Senior CPP official Heng Sam­rin has denied his party is fracturing over who should be fielded as the candidate for Cam­bodia’s next prime minister.

Khmer-language media have reported a growing conflict be­tween Prime Minister Hun Sen and legislator Say Chhum, the ru­ling party’s general-secretary, and that the CPP’s five-year congress has been delayed while party officials try to repair the cracks in the party’s facade.

Heng Samrin said Thursday the reason for the delay was the high volume of work that has to be completed by party members before the congress, which was supposed to be held later this month or in early August.
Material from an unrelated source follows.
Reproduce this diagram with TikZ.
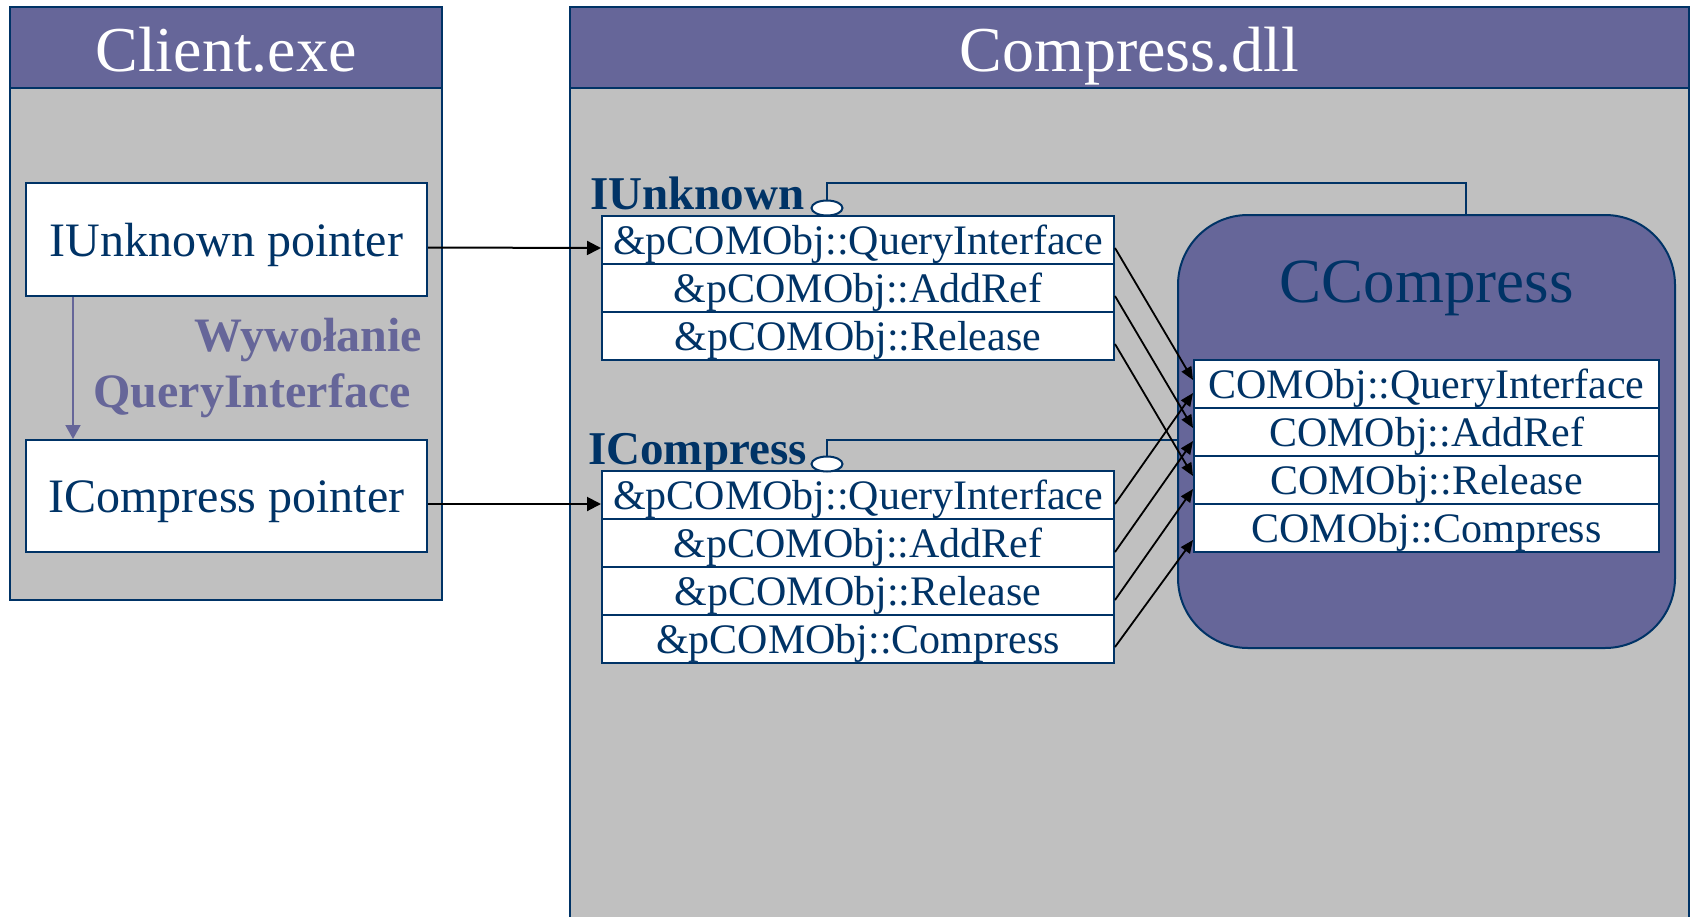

Of Cambodia‘s three main political parties, the CPP has re­mained the most unified, at least in public. The Sam Rainsy Party has endured frequent bouts of in­fighting, with some party officials breaking rank, sometimes de­noun­cing leader Sam Rainsy.

And Funcinpec is currently suffering from an internal push to oust co-Minister of Interior You Hockry and replace him with Khan Savoeun, RCAF deputy commander-in-chief.

CPP spokesman Khieu Kanha­rith called the rumors of a CPP split “exaggerated,” and said stories of CPP infighting over the prime minister position have occasionally circulated since the late 1980s.

“People are making rumors to disrupt the party, but we are still unified and work together. When a problem happens, we debate,” he said.

Khieu Kanharith said work outside Phnom Penh is keeping CPP officials from holding their congress, and the event will likely be postponed until next March.

Though prime ministers are only allowed to serve two terms, Hun Sen has said in the past that he will hold onto his post for the next decade, giving no indication that his grip on power is slipping.